If you start planning your tenure application early, you will be carefully filing any evidence of your teaching, research, administration, and collegiality. You should think of the preparation for your tenure application as an opportunity to start walking down a path of life-long personal and professional development. Never feel cynical about what you are doing. I have heard, for example, someone say that it seems wrong to be interested in student evaluations or saving thank-you notes from students only for the sake of getting tenure. This, for me, is too negative a perspective. It does not matter, for example, why you originally become interested in something like student evaluations as long as you do come to appreciate the manner in which they can contribute to the development of your teaching. It also does not matter why you develop successful research, ore why you serve as a good colleague, as long as you do. Further, there is nothing wrong in celebrating your accomplishments.

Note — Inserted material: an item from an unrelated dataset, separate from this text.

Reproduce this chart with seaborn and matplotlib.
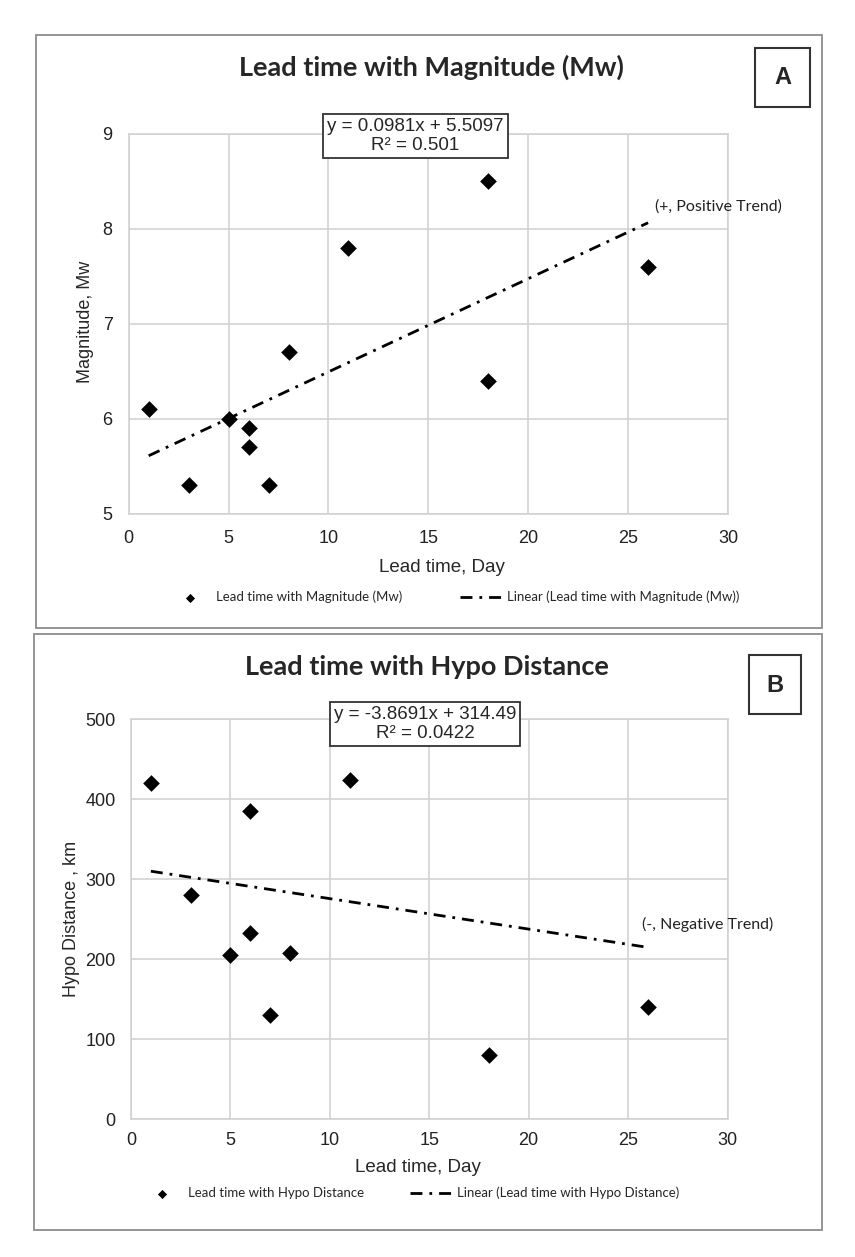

If you have not been organized in recording and assessing your activities since your arrival at Dalhousie, and you are nearing the time at which you must apply for tenure, then you will have to start working fast. Otherwise, new faculty should simply make sure they keep relevant material together in one place until the time comes to assemble it as an application. Remember that our Collective Agreement is the overarching authority in establishing the criteria that you must meet to achieve tenure. The standards to which you can be held must be clearly communicated to you at the time of your appointment, and may only be revised in a reasonable fashion that has been clearly communicated to you. You have the right to be informed of every opinion solicited by any committee about your tenure application, and you have a right to respond to such an opinion before any committee makes a decision in your case. As well, every committee must inform you about when it intends to discuss your application, and you have a right to attend all such committee meeting except meetings which are solely and exclusively to deliberate on your application. You always have the right to examine any personnel files about you kept by your department or faculty office, and to respond to any material that such file may contain.